Los relatos, unos divertidos, otros dramáticos, en general, son todos muy tiernos, porque la mirada del escritor no es vengativa, sino nostálgica, cargada de ternura hacia lo que ya pasó o lo que pudo pasar, consiguiendo que el lector siga pegado a las páginas sin resistirse a las disparatadas salidas de San Antonio, cada vez más sorprendente, siempre tratando de mantener a su cuantiosa prole, ideando mil y una añagazas para conseguir comer cada día, y siempre con el apoyo de sus vecinos, que han pasado de la sorpresa inicial a considerarle uno más, a pesar de que el clan pajaril mantiene su identidad propia.

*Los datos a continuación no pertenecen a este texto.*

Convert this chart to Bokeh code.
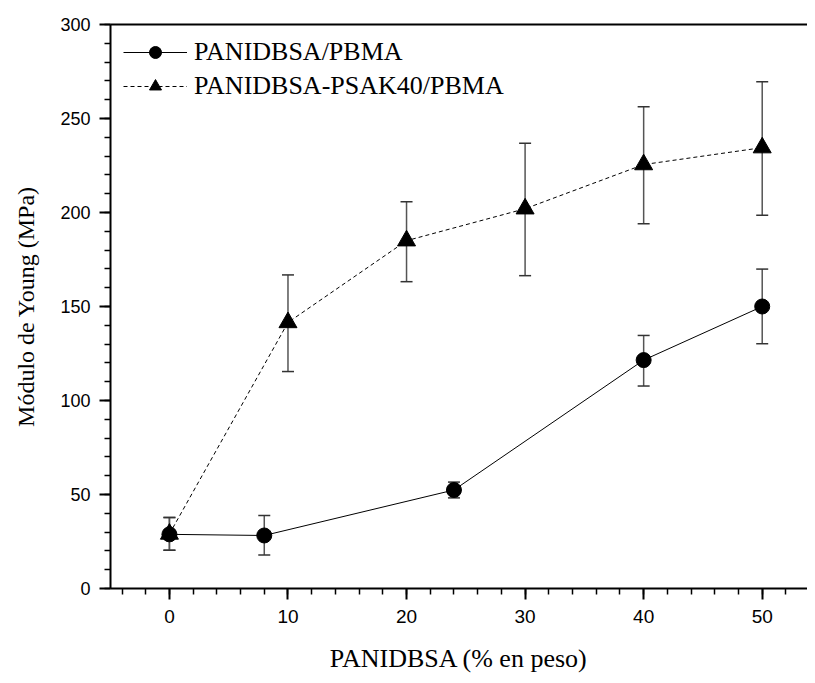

Toda la narración rezuma ironía, buen humor, y ternura, además de estar escrita en un lenguaje ameno y sugerente, muy correcto, cargado de reflexiones sobre la propia literatura, y sobre el paso del tiempo, tema que recorre toda la novela, desde el principio hasta el final, se ve representado por distintos elementos simbólicos, como el famoso reloj de San Antonio, que solo cuenta doce horas al día, por lo que cada hora vale por 120 minutos…en suma, esta novela agradará al lector y es altamente recomendable.